Short exercise: Retype the opening lines of the listing below, ending with the line that contains "W, H = 960, 720", and leave out any pictures.

* BEGIN Extracted material *

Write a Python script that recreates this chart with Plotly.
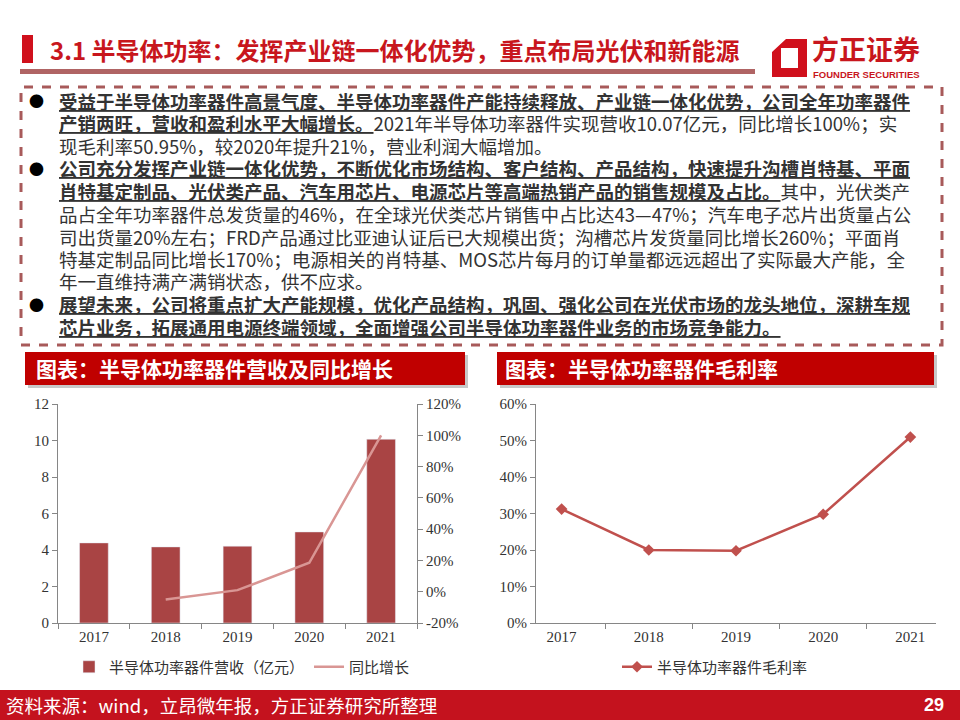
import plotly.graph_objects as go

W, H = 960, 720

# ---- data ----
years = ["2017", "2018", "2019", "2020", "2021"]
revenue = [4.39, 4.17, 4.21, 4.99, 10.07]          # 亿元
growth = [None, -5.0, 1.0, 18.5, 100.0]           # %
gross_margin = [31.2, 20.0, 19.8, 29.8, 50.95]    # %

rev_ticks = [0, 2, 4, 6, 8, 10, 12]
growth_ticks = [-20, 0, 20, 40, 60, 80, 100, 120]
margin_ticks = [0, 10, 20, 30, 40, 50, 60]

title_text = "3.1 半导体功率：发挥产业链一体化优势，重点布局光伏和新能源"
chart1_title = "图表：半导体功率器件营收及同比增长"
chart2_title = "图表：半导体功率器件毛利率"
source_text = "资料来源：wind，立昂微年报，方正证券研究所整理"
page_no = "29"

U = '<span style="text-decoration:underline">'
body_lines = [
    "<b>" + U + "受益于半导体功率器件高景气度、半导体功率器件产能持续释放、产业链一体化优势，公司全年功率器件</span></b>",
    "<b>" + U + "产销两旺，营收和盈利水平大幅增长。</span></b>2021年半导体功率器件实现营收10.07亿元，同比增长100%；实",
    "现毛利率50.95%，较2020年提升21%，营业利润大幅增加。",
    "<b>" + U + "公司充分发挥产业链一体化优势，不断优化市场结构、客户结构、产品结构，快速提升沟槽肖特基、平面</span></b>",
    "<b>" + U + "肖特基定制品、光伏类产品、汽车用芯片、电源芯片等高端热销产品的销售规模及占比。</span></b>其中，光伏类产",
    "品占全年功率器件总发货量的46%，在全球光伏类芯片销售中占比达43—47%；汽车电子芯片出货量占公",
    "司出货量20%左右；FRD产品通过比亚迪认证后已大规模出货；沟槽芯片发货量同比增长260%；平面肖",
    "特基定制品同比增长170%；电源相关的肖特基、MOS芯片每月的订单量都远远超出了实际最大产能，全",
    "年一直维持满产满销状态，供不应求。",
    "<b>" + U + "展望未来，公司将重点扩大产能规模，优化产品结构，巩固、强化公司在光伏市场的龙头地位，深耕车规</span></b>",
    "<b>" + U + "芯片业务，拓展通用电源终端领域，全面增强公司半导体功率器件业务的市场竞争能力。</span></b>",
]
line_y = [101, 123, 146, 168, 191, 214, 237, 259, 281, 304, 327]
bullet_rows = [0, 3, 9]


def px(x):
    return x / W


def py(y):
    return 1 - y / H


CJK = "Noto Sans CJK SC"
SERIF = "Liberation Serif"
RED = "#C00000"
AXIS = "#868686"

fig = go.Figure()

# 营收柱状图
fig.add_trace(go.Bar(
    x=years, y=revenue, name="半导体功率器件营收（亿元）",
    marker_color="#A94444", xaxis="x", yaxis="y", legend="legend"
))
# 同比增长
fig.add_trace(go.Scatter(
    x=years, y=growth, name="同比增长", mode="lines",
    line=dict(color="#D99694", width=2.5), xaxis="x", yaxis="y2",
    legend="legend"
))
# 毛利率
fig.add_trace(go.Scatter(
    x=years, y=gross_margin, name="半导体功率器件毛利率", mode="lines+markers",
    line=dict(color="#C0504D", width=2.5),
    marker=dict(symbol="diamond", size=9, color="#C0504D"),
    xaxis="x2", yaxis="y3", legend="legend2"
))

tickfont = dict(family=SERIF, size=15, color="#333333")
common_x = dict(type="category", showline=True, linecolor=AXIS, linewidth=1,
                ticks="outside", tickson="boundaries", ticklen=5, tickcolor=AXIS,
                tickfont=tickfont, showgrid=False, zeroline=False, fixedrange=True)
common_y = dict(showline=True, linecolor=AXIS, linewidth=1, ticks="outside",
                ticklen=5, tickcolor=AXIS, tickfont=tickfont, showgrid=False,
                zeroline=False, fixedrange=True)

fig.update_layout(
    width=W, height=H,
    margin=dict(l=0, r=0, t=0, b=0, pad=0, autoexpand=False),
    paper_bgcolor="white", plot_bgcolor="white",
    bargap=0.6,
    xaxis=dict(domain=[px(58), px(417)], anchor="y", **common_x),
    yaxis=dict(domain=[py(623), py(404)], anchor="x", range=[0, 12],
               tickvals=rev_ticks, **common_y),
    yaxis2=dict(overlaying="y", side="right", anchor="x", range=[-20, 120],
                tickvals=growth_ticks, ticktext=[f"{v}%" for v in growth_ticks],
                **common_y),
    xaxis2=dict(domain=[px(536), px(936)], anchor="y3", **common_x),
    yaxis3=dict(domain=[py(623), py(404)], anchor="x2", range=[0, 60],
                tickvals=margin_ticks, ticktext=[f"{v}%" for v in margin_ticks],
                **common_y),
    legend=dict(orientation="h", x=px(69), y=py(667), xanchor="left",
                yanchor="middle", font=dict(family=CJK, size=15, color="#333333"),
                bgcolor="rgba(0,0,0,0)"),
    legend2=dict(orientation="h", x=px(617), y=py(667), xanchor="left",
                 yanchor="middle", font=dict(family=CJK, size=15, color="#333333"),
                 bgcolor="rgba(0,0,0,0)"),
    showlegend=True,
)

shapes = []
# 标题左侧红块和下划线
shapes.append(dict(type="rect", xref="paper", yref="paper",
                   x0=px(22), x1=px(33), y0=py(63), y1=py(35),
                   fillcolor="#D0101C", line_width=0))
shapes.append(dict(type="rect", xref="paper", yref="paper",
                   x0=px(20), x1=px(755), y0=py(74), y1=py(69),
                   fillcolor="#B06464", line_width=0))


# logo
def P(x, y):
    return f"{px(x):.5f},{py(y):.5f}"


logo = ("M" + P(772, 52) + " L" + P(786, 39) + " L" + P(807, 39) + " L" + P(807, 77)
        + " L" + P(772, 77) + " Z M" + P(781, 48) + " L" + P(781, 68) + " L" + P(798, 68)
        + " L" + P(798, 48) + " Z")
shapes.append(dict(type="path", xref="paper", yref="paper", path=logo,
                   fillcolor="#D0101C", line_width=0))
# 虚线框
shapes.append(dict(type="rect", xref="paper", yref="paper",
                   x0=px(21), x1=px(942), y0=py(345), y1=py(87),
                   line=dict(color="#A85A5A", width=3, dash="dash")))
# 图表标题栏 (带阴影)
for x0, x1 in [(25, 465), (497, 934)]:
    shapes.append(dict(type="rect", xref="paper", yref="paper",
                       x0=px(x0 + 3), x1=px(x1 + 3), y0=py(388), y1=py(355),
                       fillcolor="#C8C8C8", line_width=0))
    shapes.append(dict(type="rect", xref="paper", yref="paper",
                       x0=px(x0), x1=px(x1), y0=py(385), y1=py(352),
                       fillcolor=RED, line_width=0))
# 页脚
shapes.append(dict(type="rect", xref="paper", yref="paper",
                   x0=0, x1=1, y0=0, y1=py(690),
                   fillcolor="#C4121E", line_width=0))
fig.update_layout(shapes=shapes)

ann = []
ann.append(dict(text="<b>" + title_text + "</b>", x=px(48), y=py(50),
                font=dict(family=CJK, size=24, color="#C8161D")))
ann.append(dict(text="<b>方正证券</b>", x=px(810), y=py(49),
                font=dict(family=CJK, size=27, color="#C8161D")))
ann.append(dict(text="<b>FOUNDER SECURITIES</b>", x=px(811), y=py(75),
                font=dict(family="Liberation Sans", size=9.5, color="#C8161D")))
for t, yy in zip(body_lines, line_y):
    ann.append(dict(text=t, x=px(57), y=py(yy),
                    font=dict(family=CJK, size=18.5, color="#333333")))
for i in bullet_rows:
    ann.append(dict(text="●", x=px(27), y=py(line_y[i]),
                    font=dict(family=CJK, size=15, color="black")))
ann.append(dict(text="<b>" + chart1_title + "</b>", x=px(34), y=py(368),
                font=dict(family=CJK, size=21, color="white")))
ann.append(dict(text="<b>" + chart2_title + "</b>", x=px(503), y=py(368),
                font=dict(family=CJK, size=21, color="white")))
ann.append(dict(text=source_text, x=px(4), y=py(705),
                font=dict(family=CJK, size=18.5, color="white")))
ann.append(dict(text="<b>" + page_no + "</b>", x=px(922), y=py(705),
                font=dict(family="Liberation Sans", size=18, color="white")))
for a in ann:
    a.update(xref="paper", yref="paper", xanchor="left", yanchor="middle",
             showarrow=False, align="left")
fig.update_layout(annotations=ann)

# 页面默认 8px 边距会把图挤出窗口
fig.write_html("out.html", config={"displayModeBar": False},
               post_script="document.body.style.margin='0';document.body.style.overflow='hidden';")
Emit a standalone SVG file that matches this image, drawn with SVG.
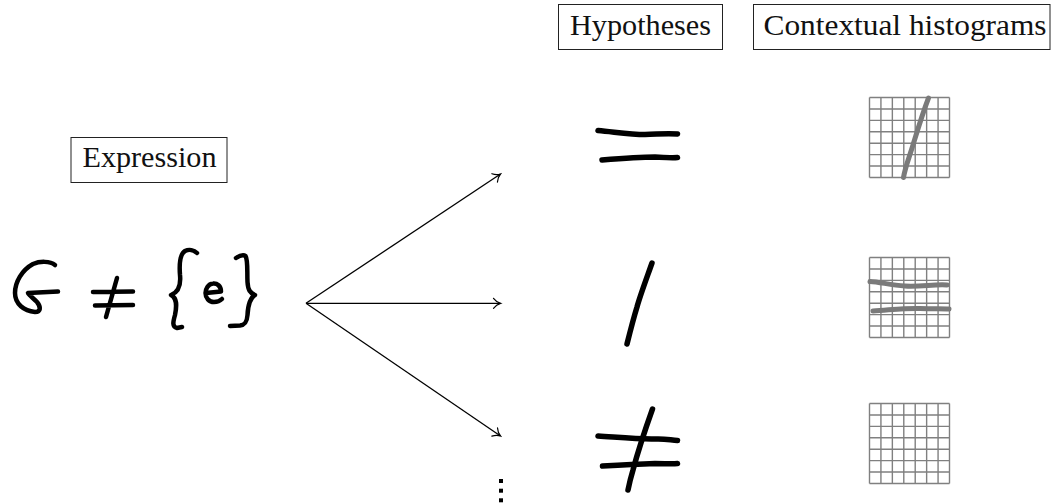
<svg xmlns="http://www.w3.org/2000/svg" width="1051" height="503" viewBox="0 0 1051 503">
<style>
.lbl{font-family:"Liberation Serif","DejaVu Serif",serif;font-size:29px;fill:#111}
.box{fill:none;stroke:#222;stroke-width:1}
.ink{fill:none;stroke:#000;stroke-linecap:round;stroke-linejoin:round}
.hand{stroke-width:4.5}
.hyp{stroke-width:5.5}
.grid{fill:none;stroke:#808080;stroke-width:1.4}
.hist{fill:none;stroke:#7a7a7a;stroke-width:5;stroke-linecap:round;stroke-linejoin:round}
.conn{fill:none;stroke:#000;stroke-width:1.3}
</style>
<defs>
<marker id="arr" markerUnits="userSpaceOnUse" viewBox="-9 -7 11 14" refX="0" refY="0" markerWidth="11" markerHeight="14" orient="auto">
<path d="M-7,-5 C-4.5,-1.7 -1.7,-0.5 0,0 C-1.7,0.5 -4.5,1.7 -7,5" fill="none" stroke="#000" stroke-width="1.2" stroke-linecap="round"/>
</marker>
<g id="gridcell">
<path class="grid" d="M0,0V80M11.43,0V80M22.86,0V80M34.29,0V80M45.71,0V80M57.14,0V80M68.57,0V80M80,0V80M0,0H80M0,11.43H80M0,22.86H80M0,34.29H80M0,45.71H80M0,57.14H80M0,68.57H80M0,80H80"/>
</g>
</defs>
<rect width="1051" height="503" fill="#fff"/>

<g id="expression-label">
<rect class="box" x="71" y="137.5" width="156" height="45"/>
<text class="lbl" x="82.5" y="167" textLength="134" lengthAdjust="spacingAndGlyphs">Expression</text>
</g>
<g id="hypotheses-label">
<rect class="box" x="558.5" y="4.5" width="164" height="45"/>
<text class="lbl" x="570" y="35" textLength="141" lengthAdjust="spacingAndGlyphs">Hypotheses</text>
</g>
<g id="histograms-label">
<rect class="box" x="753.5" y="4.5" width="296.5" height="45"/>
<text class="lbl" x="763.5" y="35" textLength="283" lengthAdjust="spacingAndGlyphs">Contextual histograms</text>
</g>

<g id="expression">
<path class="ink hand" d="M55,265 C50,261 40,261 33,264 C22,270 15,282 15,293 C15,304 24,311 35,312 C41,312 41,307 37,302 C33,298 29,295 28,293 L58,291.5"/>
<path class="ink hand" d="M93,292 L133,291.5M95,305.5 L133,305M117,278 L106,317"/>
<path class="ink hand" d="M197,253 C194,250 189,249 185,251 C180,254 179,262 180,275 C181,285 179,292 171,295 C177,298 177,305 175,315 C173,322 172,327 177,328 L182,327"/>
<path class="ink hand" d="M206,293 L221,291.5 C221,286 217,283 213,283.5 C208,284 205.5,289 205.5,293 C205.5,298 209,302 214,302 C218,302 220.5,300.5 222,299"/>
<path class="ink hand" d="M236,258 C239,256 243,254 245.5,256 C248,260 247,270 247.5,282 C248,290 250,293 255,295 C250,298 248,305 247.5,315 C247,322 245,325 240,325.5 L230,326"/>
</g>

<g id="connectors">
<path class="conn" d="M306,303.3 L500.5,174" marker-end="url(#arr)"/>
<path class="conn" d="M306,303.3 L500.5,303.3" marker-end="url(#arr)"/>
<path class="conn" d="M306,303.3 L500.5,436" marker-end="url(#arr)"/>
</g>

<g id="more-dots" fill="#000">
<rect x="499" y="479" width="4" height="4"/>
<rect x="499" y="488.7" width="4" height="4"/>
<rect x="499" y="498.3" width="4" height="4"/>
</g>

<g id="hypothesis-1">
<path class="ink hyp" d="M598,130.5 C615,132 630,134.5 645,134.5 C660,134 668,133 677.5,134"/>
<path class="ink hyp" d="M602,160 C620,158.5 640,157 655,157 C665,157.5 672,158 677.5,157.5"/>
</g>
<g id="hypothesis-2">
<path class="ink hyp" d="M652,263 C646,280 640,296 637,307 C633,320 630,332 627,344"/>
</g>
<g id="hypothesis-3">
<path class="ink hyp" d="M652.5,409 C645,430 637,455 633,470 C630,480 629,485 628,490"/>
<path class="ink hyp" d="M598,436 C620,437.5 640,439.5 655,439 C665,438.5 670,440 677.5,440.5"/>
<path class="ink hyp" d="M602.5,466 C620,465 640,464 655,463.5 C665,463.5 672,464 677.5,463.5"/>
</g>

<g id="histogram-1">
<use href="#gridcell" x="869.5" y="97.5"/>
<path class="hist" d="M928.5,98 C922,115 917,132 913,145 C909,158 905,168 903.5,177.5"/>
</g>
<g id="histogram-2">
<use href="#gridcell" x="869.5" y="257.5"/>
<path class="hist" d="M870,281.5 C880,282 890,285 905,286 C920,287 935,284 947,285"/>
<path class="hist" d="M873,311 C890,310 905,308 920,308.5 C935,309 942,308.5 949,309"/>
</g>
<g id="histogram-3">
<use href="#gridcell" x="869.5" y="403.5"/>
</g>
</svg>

* END Extracted material *

Task output:
Write a Python script that recreates this chart with Plotly.
import plotly.graph_objects as go

W, H = 960, 720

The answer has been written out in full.